** Start Supplied information **

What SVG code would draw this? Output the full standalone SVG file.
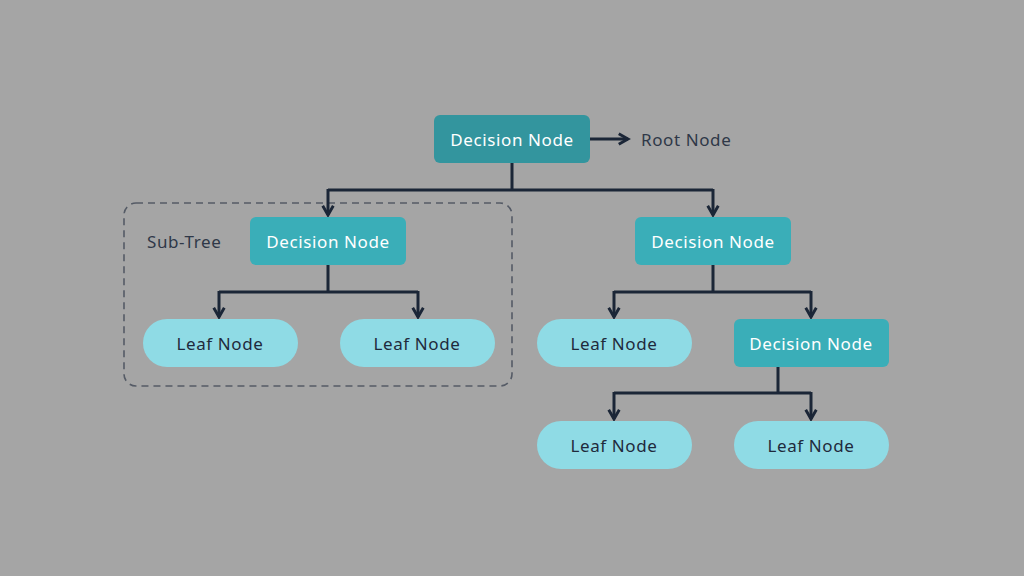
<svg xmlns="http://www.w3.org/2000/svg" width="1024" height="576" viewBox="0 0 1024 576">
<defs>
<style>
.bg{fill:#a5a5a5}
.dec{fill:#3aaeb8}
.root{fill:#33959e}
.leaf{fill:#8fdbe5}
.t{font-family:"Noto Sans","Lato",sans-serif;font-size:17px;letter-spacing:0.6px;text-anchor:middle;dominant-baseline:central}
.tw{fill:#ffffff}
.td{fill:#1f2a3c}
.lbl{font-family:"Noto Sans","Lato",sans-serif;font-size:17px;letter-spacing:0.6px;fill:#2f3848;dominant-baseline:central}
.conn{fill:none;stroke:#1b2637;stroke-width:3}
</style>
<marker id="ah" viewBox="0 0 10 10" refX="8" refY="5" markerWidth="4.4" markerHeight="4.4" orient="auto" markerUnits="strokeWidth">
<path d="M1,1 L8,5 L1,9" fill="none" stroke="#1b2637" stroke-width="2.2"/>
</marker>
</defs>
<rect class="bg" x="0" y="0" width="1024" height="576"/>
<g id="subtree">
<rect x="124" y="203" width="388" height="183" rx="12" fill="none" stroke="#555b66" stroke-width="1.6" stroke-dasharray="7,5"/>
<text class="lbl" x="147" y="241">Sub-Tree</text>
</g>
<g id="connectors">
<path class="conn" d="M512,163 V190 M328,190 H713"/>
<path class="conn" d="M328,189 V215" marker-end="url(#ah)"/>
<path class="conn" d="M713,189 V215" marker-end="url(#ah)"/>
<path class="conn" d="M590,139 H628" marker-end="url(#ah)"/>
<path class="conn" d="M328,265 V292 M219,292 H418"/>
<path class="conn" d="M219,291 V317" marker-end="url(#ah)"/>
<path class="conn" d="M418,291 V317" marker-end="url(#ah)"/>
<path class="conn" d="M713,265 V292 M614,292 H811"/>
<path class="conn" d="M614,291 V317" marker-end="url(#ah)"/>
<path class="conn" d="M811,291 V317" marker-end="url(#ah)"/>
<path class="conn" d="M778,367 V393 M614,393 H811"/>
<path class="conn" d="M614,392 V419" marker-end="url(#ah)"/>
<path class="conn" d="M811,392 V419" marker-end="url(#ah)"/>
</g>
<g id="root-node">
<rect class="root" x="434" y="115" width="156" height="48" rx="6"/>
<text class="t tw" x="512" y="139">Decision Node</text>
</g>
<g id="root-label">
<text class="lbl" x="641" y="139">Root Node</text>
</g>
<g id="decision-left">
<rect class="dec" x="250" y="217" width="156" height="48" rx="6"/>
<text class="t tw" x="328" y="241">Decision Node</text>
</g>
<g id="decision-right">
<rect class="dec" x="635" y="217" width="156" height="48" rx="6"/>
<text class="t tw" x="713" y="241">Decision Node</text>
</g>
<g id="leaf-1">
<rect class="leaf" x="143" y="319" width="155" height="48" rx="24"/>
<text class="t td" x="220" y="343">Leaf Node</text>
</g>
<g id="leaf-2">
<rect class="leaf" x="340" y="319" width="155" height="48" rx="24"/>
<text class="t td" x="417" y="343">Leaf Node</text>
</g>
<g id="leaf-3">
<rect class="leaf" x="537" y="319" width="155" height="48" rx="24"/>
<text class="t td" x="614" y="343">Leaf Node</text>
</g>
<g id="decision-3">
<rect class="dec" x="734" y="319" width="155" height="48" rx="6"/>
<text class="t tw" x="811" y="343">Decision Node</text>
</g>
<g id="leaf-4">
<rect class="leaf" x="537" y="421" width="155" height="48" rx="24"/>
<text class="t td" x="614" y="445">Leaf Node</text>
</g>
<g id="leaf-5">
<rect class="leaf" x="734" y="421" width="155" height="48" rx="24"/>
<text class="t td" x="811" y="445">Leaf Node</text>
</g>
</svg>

** End Supplied information **

Transcribe the listing above verbatim. Omit the pictures.

What SVG code would draw this? Output the full standalone SVG file.
<svg xmlns="http://www.w3.org/2000/svg" width="1024" height="576" viewBox="0 0 1024 576">
<defs>
<style>
.bg{fill:#a5a5a5}
.dec{fill:#3aaeb8}
.root{fill:#33959e}
.leaf{fill:#8fdbe5}
.t{font-family:"Noto Sans","Lato",sans-serif;font-size:17px;letter-spacing:0.6px;text-anchor:middle;dominant-baseline:central}
.tw{fill:#ffffff}
.td{fill:#1f2a3c}
.lbl{font-family:"Noto Sans","Lato",sans-serif;font-size:17px;letter-spacing:0.6px;fill:#2f3848;dominant-baseline:central}
.conn{fill:none;stroke:#1b2637;stroke-width:3}
</style>
<marker id="ah" viewBox="0 0 10 10" refX="8" refY="5" markerWidth="4.4" markerHeight="4.4" orient="auto" markerUnits="strokeWidth">
<path d="M1,1 L8,5 L1,9" fill="none" stroke="#1b2637" stroke-width="2.2"/>
</marker>
</defs>
<rect class="bg" x="0" y="0" width="1024" height="576"/>
<g id="subtree">
<rect x="124" y="203" width="388" height="183" rx="12" fill="none" stroke="#555b66" stroke-width="1.6" stroke-dasharray="7,5"/>
<text class="lbl" x="147" y="241">Sub-Tree</text>
</g>
<g id="connectors">
<path class="conn" d="M512,163 V190 M328,190 H713"/>
<path class="conn" d="M328,189 V215" marker-end="url(#ah)"/>
<path class="conn" d="M713,189 V215" marker-end="url(#ah)"/>
<path class="conn" d="M590,139 H628" marker-end="url(#ah)"/>
<path class="conn" d="M328,265 V292 M219,292 H418"/>
<path class="conn" d="M219,291 V317" marker-end="url(#ah)"/>
<path class="conn" d="M418,291 V317" marker-end="url(#ah)"/>
<path class="conn" d="M713,265 V292 M614,292 H811"/>
<path class="conn" d="M614,291 V317" marker-end="url(#ah)"/>
<path class="conn" d="M811,291 V317" marker-end="url(#ah)"/>
<path class="conn" d="M778,367 V393 M614,393 H811"/>
<path class="conn" d="M614,392 V419" marker-end="url(#ah)"/>
<path class="conn" d="M811,392 V419" marker-end="url(#ah)"/>
</g>
<g id="root-node">
<rect class="root" x="434" y="115" width="156" height="48" rx="6"/>
<text class="t tw" x="512" y="139">Decision Node</text>
</g>
<g id="root-label">
<text class="lbl" x="641" y="139">Root Node</text>
</g>
<g id="decision-left">
<rect class="dec" x="250" y="217" width="156" height="48" rx="6"/>
<text class="t tw" x="328" y="241">Decision Node</text>
</g>
<g id="decision-right">
<rect class="dec" x="635" y="217" width="156" height="48" rx="6"/>
<text class="t tw" x="713" y="241">Decision Node</text>
</g>
<g id="leaf-1">
<rect class="leaf" x="143" y="319" width="155" height="48" rx="24"/>
<text class="t td" x="220" y="343">Leaf Node</text>
</g>
<g id="leaf-2">
<rect class="leaf" x="340" y="319" width="155" height="48" rx="24"/>
<text class="t td" x="417" y="343">Leaf Node</text>
</g>
<g id="leaf-3">
<rect class="leaf" x="537" y="319" width="155" height="48" rx="24"/>
<text class="t td" x="614" y="343">Leaf Node</text>
</g>
<g id="decision-3">
<rect class="dec" x="734" y="319" width="155" height="48" rx="6"/>
<text class="t tw" x="811" y="343">Decision Node</text>
</g>
<g id="leaf-4">
<rect class="leaf" x="537" y="421" width="155" height="48" rx="24"/>
<text class="t td" x="614" y="445">Leaf Node</text>
</g>
<g id="leaf-5">
<rect class="leaf" x="734" y="421" width="155" height="48" rx="24"/>
<text class="t td" x="811" y="445">Leaf Node</text>
</g>
</svg>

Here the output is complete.